Ora questo è alquanto strano se ci pensate; tutta la vita ci dicono che è meglio non avere rimpianti, che il rimpianto non dovrebbe dimorare mai dentro di noi. E invece qui l’implicito è che proprio il rimpianto a dare spessore e consistenza al nostro carattere come persona. Forse perché il rimpianto ti mette sotto gli occhi e ti ricorda la tua stessa umanità – imperfetta, manchevole, spesso inadeguata, mai definitivamente compiuta – ed è questo a permetterti di riconoscere quella stessa umanità negli altri, ad accoglierla e accettarla. Voi ne avete di rimpianti? Io sì, non ho dubbi; ne ho una manciata, stanno sulle dita di una mano, forse non gravi; ma ne ho uno enorme, gigantesco, inguaribile, che a pensarci su qualcosa in me urla. Sono gli ultimi anni di mio padre in una casa di riposo per anziani: quanto avrei voluto tirarlo fuori di lì, camminarci accanto guancia a guancia per sentirne l’odore, guardare quei suoi occhi orgogliosi ogni sera e farci le nostre ultime battute su questa santa porca vita.
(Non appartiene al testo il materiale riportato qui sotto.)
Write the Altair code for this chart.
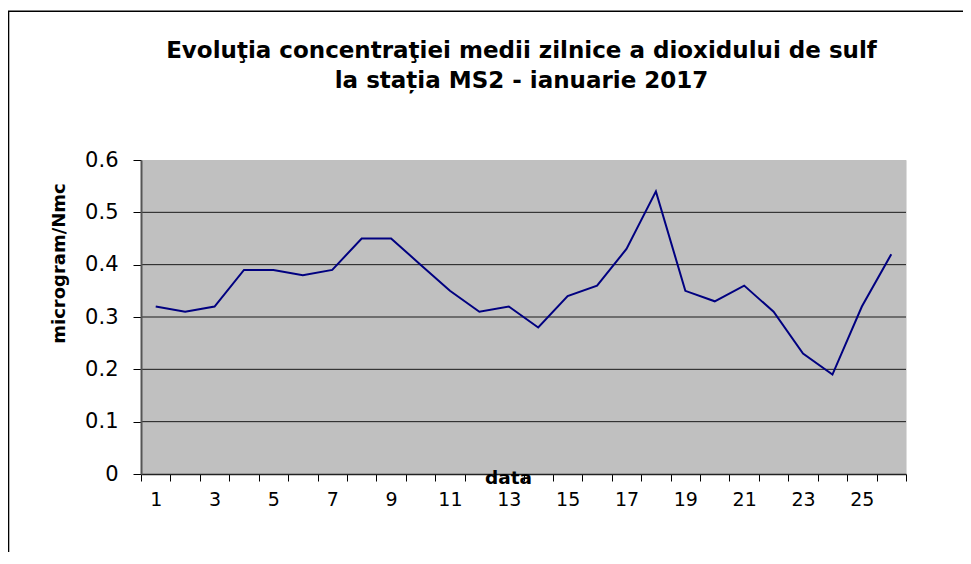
import altair as alt
import pandas as pd

# ---- data ----
days = list(range(1, 27))
so2 = [0.32, 0.31, 0.32, 0.39, 0.39, 0.38, 0.39, 0.45, 0.45, 0.40,
       0.35, 0.31, 0.32, 0.28, 0.34, 0.36, 0.43, 0.54, 0.35, 0.33,
       0.36, 0.31, 0.23, 0.19, 0.32, 0.42]
y_ticks = [0, 0.1, 0.2, 0.3, 0.4, 0.5, 0.6]
grid_vals = [0.1, 0.2, 0.3, 0.4, 0.5]
title_lines = ["Evoluţia concentraţiei medii zilnice a dioxidului de sulf",
               "la stația MS2 - ianuarie 2017"]
x_title = "data"
y_title = "microgram/Nmc"

df = pd.DataFrame({"day": days, "val": so2})
grid_df = pd.DataFrame({"val": grid_vals})

W, H = 765, 314
PL, PT, PR, PB = 133, 152, 57, 78
FONT = "DejaVu Sans"

one = pd.DataFrame({"k": [0]})

y_scale = alt.Scale(domain=[0, 0.6], nice=False, zero=True)
y_axis = alt.Axis(
    title=y_title,
    values=y_ticks,
    format=".1~f",
    grid=False,
    zindex=1,
    tickSize=8,
    tickColor="#000000",
    domainColor="#555555",
    domainWidth=2,
    labelFont=FONT,
    labelFontSize=21,
    labelColor="#000000",
    labelPadding=15,
    titleFont=FONT,
    titleFontSize=18,
    titleFontWeight="bold",
    titleColor="#000000",
    titleX=-81.5,
    titleY=103,
    titleBaseline="middle",
    titleAlign="center",
)

# plot-area background
bg = alt.Chart(one).mark_rect(fill="#C0C0C0", stroke=None).encode(
    x=alt.value(0), x2=alt.value(W), y=alt.value(0), y2=alt.value(H)
)

# horizontal gridlines (above the background)
grid = alt.Chart(grid_df).mark_rule(color="#1a1a1a", strokeWidth=1).encode(
    y=alt.Y("val:Q", scale=y_scale, axis=y_axis)
)

line = alt.Chart(df).mark_line(color="#000080", strokeWidth=2).encode(
    x=alt.X(
        "day:O",
        scale=alt.Scale(type="band", paddingInner=0, paddingOuter=0),
        axis=alt.Axis(
            title=x_title,
            labelExpr="datum.value % 2 == 1 ? datum.label : ''",
            labelAngle=0,
            labelOverlap=False,
            tickBand="extent",
            grid=False,
            zindex=1,
            tickSize=7,
            tickColor="#000000",
            domainColor="#222222",
            domainWidth=1.5,
            labelFont=FONT,
            labelFontSize=19,
            labelColor="#000000",
            labelPadding=9,
            titleFont=FONT,
            titleFontSize=18.5,
            titleFontWeight="bold",
            titleColor="#000000",
            titleX=367,
            titleY=3,
            titleBaseline="middle",
            titleAlign="center",
        ),
    ),
    y=alt.Y("val:Q", scale=y_scale, axis=y_axis),
)

# chart title, two centred lines
title1 = alt.Chart(one).mark_text(
    font=FONT, fontSize=23, fontWeight="bold", color="#000000",
    align="center", baseline="alphabetic"
).encode(x=alt.value(380.5), y=alt.value(-102), text=alt.value(title_lines[0]))
title2 = alt.Chart(one).mark_text(
    font=FONT, fontSize=23, fontWeight="bold", color="#000000",
    align="center", baseline="alphabetic"
).encode(x=alt.value(380.5), y=alt.value(-72), text=alt.value(title_lines[1]))

# outer chart frame (left and top edges)
left_edge = alt.Chart(one).mark_rule(color="#000000", strokeWidth=1.6).encode(
    x=alt.value(-132.5), y=alt.value(-148.8), y2=alt.value(H + PB)
)
top_edge = alt.Chart(one).mark_rule(color="#000000", strokeWidth=1.6).encode(
    x=alt.value(-133), x2=alt.value(W + PR), y=alt.value(-148.8)
)

chart = alt.layer(bg, grid, left_edge, top_edge, title1, title2, line).properties(
    width=W,
    height=H,
    padding={"left": PL, "top": PT, "right": PR, "bottom": PB},
    autosize=alt.AutoSizeParams(type="none"),
).configure_view(
    stroke="#808080", strokeWidth=2
).configure(background="#ffffff")

chart.save("out.html", embed_options={"renderer": "svg", "actions": False})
E invece è rimasto lì; mi fu impossibile tirarlo fuori, mi sembrò impossibile farlo. Se n’è andato ora.
Forse è questo genere di cose a fare di una persona un non-spacciatore di pistolotti, un non somministratore di insopportabili superficialità? È questo che gli scava dentro un cuore, in profondità, che la vita poi gli riempie della sua insopportabile bellezza? questo ne fa in definitiva un essere umano?